Mr Powell is heading for Brussels, where he is expected to raise the revision of sanctions against Iraq with Nato foreign ministers on Tuesday. Retargetting sanctions The BBC correspondent travelling with Mr Powell says US officials have expressed satisfaction with the responses received in private during the Middle East trip - despite less supportive public statements from some regional leaders. Our correspondent says Washington hopes to rebuild support for sanctions against Iraq by retargetting them, tightening restrictions on the leadership while easing those on the Iraqi people.
Mr Powell was expected to ask President Assad to halt his country's imports of Iraqi oil, which the US says is being made at 100,000 barrels a day without UN approval. Mr Powell stopped over briefly in Saudi Arabia, whose air bases are essential to the air exclusion zones imposed by the US and Britain over northern and southern Iraq. Saudi Arabia joined in wider Arab condemnation of the raids carried out earlier this month on targets near Baghdad. Mr Powell's tour coincides with the first significant United Nations discussions on Iraq in two years. UN Secretary-General Kofi Annan is holding talks with an Iraqi delegation in New York on the possibility of lifting UN sanctions. Air strikes Many critics of the existing sanctions say they have damaged the health and welfare of ordinary Iraqis without restraining Saddam Hussein.

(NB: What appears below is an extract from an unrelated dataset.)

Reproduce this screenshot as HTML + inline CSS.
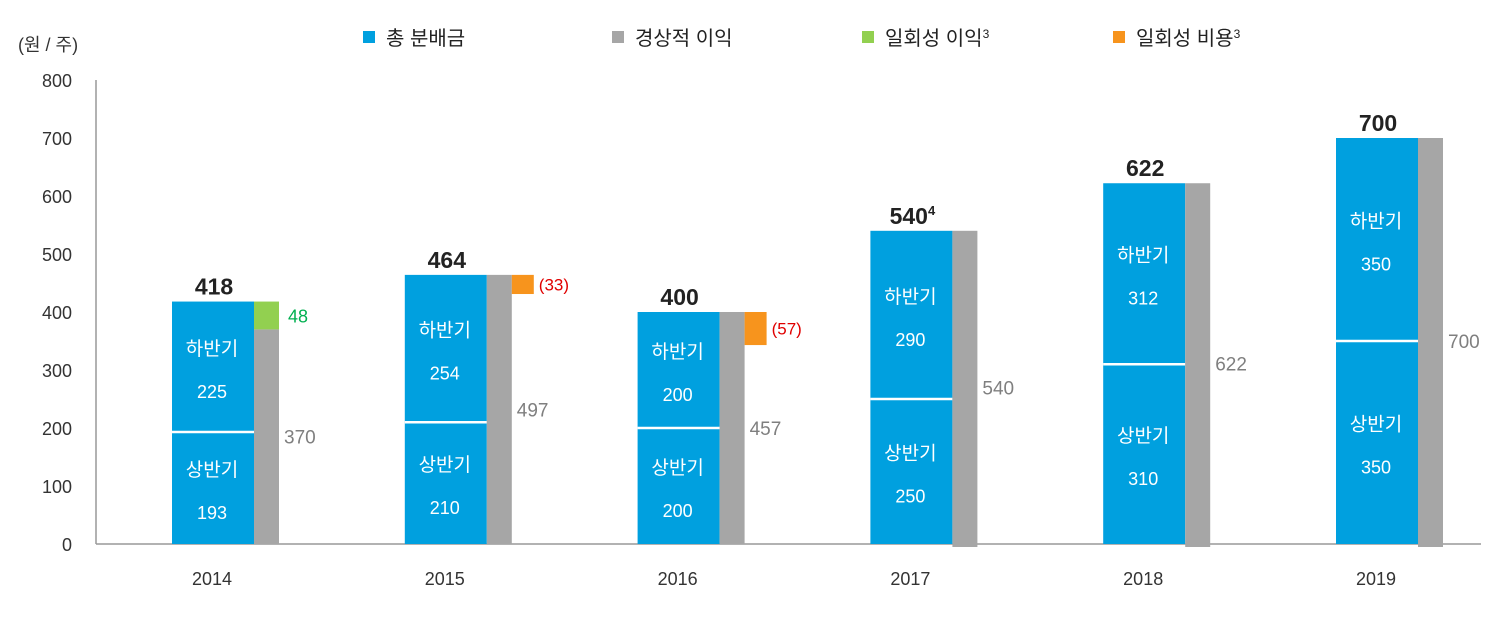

Iraq wants the sanctions - in force since the Gulf War - to be lifted. But the UN insists that arms inspectors, who left Iraq in 1998, should be allowed to return, to ensure Iraq has no weapons of mass destruction, nor the capacity to build them in the future. No weapons inspectors Iraq's foreign minister said Baghdad will not accept the return of UN weapons inspectors even if the sanctions against it are lifted. Mohammed Saeed al-Sahaf, who heads the Iraqi delegation at the talks with Mr Annan, indicated that Baghdad might co-operate with a looser form of weapons monitoring, only if that was also applied to Israel's nuclear programme. "There will be no return for any inspectors to Iraq. Even if the sanctions are totally lifted - because lifting the sanctions should be implemented without any further conditions. Iraq had implemented all the requirements of resolution 687, therefore there shouldn't be any additional conditions," Mr Sahaf said. The BBC's New York correspondent, Mark Devenport, says Mr Annan can listen to these Iraqi arguments, but in practice he has little power to respond. Three of the permanent members of the UN Security Council - France, Russia and China - are sympathetic to the notion that the UN's sanctions should either be lifted or dropped. But the remaining two permanent members, the US and Britain, are not likely to be impressed by talk of despatching weapons monitors to Israel.